▸ REQUEST:
Transcribe the whole listing below without changing a word, but leave out every image.

____________

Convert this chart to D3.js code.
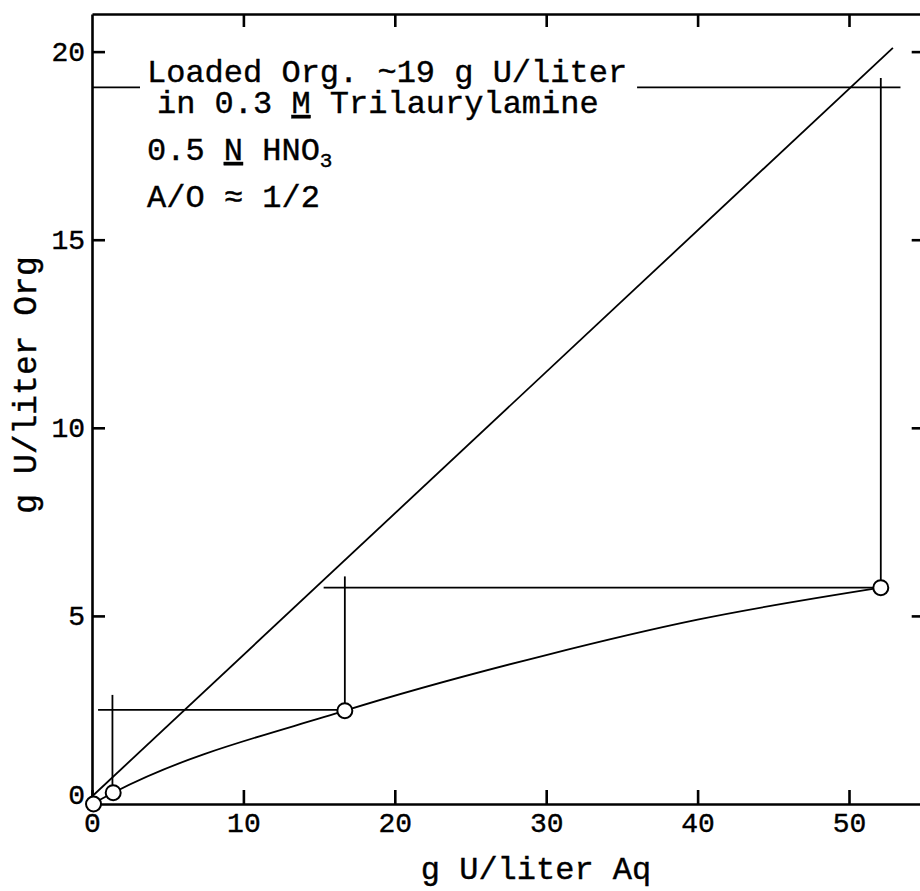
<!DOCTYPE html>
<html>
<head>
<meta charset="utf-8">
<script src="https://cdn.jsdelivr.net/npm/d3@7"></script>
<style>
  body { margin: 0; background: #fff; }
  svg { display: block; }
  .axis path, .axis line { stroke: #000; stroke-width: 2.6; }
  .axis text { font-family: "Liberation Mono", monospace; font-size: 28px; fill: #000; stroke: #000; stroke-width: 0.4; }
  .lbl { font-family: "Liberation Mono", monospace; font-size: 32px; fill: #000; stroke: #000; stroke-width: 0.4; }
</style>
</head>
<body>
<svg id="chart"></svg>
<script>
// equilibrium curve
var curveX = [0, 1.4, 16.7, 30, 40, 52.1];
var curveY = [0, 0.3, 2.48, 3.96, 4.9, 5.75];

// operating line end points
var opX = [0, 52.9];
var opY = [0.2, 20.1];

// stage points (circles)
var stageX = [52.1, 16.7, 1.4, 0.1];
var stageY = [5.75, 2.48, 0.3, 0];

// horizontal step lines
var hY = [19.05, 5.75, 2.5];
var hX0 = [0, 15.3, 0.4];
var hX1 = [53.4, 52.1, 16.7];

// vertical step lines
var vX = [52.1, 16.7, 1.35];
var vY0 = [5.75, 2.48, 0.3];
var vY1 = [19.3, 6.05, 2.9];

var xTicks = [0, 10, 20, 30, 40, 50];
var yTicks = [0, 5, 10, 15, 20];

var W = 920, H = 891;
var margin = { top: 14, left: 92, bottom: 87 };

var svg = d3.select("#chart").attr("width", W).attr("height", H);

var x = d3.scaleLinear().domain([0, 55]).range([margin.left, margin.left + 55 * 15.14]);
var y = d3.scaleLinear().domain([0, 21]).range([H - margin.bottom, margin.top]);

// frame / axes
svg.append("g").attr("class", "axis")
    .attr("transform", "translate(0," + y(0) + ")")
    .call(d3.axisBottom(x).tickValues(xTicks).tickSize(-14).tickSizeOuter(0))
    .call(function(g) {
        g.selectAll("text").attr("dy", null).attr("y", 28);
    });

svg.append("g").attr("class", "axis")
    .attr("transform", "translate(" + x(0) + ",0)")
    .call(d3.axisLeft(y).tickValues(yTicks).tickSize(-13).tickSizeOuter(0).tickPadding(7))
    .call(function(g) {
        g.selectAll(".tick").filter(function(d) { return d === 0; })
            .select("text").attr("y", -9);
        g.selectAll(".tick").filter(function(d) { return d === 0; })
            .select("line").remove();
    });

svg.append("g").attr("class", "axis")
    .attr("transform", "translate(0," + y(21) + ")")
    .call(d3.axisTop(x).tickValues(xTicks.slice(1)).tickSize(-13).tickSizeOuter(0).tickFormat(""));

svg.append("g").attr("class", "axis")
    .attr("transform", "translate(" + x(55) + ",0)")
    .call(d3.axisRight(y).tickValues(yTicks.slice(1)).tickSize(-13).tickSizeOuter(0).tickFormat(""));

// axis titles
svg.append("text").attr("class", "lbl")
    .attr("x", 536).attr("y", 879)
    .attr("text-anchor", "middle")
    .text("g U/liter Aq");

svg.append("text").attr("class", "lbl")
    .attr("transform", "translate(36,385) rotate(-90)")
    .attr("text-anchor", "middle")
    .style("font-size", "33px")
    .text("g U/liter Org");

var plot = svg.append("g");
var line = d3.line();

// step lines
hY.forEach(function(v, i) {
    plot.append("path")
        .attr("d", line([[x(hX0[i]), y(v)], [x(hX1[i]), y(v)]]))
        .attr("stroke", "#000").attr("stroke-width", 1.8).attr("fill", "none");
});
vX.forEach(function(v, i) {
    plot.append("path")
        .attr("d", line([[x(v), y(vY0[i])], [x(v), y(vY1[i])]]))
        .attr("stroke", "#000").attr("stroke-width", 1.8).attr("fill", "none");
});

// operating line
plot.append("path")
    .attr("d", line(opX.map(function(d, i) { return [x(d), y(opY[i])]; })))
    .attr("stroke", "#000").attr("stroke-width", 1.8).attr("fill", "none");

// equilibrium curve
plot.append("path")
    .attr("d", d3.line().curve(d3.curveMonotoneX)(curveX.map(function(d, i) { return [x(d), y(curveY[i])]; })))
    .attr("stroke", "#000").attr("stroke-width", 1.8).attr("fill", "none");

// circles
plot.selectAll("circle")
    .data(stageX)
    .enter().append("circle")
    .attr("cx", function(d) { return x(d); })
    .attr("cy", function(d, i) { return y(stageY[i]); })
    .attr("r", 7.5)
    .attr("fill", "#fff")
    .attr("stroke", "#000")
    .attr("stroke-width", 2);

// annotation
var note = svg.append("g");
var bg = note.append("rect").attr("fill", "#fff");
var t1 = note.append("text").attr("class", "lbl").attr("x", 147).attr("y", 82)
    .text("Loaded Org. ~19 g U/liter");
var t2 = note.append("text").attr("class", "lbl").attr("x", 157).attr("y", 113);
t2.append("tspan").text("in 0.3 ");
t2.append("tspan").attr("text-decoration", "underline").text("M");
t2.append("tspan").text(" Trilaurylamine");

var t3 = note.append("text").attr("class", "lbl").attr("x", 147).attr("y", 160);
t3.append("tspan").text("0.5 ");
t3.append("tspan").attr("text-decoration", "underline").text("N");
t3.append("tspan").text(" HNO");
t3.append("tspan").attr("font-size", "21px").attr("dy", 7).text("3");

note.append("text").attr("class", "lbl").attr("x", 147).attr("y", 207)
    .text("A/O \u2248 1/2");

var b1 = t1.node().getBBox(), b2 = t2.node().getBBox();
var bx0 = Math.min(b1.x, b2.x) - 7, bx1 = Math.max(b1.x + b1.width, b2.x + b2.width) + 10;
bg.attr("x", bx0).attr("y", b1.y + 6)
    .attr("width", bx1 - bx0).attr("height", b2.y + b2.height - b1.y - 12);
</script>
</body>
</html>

____________

▸ THE ANSWER:
Convert this chart to D3.js code.
<!DOCTYPE html>
<html>
<head>
<meta charset="utf-8">
<script src="https://cdn.jsdelivr.net/npm/d3@7"></script>
<style>
  body { margin: 0; background: #fff; }
  svg { display: block; }
  .axis path, .axis line { stroke: #000; stroke-width: 2.6; }
  .axis text { font-family: "Liberation Mono", monospace; font-size: 28px; fill: #000; stroke: #000; stroke-width: 0.4; }
  .lbl { font-family: "Liberation Mono", monospace; font-size: 32px; fill: #000; stroke: #000; stroke-width: 0.4; }
</style>
</head>
<body>
<svg id="chart"></svg>
<script>
// equilibrium curve
var curveX = [0, 1.4, 16.7, 30, 40, 52.1];
var curveY = [0, 0.3, 2.48, 3.96, 4.9, 5.75];

// operating line end points
var opX = [0, 52.9];
var opY = [0.2, 20.1];

// stage points (circles)
var stageX = [52.1, 16.7, 1.4, 0.1];
var stageY = [5.75, 2.48, 0.3, 0];

// horizontal step lines
var hY = [19.05, 5.75, 2.5];
var hX0 = [0, 15.3, 0.4];
var hX1 = [53.4, 52.1, 16.7];

// vertical step lines
var vX = [52.1, 16.7, 1.35];
var vY0 = [5.75, 2.48, 0.3];
var vY1 = [19.3, 6.05, 2.9];

var xTicks = [0, 10, 20, 30, 40, 50];
var yTicks = [0, 5, 10, 15, 20];

var W = 920, H = 891;
var margin = { top: 14, left: 92, bottom: 87 };

var svg = d3.select("#chart").attr("width", W).attr("height", H);

var x = d3.scaleLinear().domain([0, 55]).range([margin.left, margin.left + 55 * 15.14]);
var y = d3.scaleLinear().domain([0, 21]).range([H - margin.bottom, margin.top]);

// frame / axes
svg.append("g").attr("class", "axis")
    .attr("transform", "translate(0," + y(0) + ")")
    .call(d3.axisBottom(x).tickValues(xTicks).tickSize(-14).tickSizeOuter(0))
    .call(function(g) {
        g.selectAll("text").attr("dy", null).attr("y", 28);
    });

svg.append("g").attr("class", "axis")
    .attr("transform", "translate(" + x(0) + ",0)")
    .call(d3.axisLeft(y).tickValues(yTicks).tickSize(-13).tickSizeOuter(0).tickPadding(7))
    .call(function(g) {
        g.selectAll(".tick").filter(function(d) { return d === 0; })
            .select("text").attr("y", -9);
        g.selectAll(".tick").filter(function(d) { return d === 0; })
            .select("line").remove();
    });

svg.append("g").attr("class", "axis")
    .attr("transform", "translate(0," + y(21) + ")")
    .call(d3.axisTop(x).tickValues(xTicks.slice(1)).tickSize(-13).tickSizeOuter(0).tickFormat(""));

svg.append("g").attr("class", "axis")
    .attr("transform", "translate(" + x(55) + ",0)")
    .call(d3.axisRight(y).tickValues(yTicks.slice(1)).tickSize(-13).tickSizeOuter(0).tickFormat(""));

// axis titles
svg.append("text").attr("class", "lbl")
    .attr("x", 536).attr("y", 879)
    .attr("text-anchor", "middle")
    .text("g U/liter Aq");

svg.append("text").attr("class", "lbl")
    .attr("transform", "translate(36,385) rotate(-90)")
    .attr("text-anchor", "middle")
    .style("font-size", "33px")
    .text("g U/liter Org");

var plot = svg.append("g");
var line = d3.line();

// step lines
hY.forEach(function(v, i) {
    plot.append("path")
        .attr("d", line([[x(hX0[i]), y(v)], [x(hX1[i]), y(v)]]))
        .attr("stroke", "#000").attr("stroke-width", 1.8).attr("fill", "none");
});
vX.forEach(function(v, i) {
    plot.append("path")
        .attr("d", line([[x(v), y(vY0[i])], [x(v), y(vY1[i])]]))
        .attr("stroke", "#000").attr("stroke-width", 1.8).attr("fill", "none");
});

// operating line
plot.append("path")
    .attr("d", line(opX.map(function(d, i) { return [x(d), y(opY[i])]; })))
    .attr("stroke", "#000").attr("stroke-width", 1.8).attr("fill", "none");

// equilibrium curve
plot.append("path")
    .attr("d", d3.line().curve(d3.curveMonotoneX)(curveX.map(function(d, i) { return [x(d), y(curveY[i])]; })))
    .attr("stroke", "#000").attr("stroke-width", 1.8).attr("fill", "none");

// circles
plot.selectAll("circle")
    .data(stageX)
    .enter().append("circle")
    .attr("cx", function(d) { return x(d); })
    .attr("cy", function(d, i) { return y(stageY[i]); })
    .attr("r", 7.5)
    .attr("fill", "#fff")
    .attr("stroke", "#000")
    .attr("stroke-width", 2);

// annotation
var note = svg.append("g");
var bg = note.append("rect").attr("fill", "#fff");
var t1 = note.append("text").attr("class", "lbl").attr("x", 147).attr("y", 82)
    .text("Loaded Org. ~19 g U/liter");
var t2 = note.append("text").attr("class", "lbl").attr("x", 157).attr("y", 113);
t2.append("tspan").text("in 0.3 ");
t2.append("tspan").attr("text-decoration", "underline").text("M");
t2.append("tspan").text(" Trilaurylamine");

var t3 = note.append("text").attr("class", "lbl").attr("x", 147).attr("y", 160);
t3.append("tspan").text("0.5 ");
t3.append("tspan").attr("text-decoration", "underline").text("N");
t3.append("tspan").text(" HNO");
t3.append("tspan").attr("font-size", "21px").attr("dy", 7).text("3");

note.append("text").attr("class", "lbl").attr("x", 147).attr("y", 207)
    .text("A/O \u2248 1/2");

var b1 = t1.node().getBBox(), b2 = t2.node().getBBox();
var bx0 = Math.min(b1.x, b2.x) - 7, bx1 = Math.max(b1.x + b1.width, b2.x + b2.width) + 10;
bg.attr("x", bx0).attr("y", b1.y + 6)
    .attr("width", bx1 - bx0).attr("height", b2.y + b2.height - b1.y - 12);
</script>
</body>
</html>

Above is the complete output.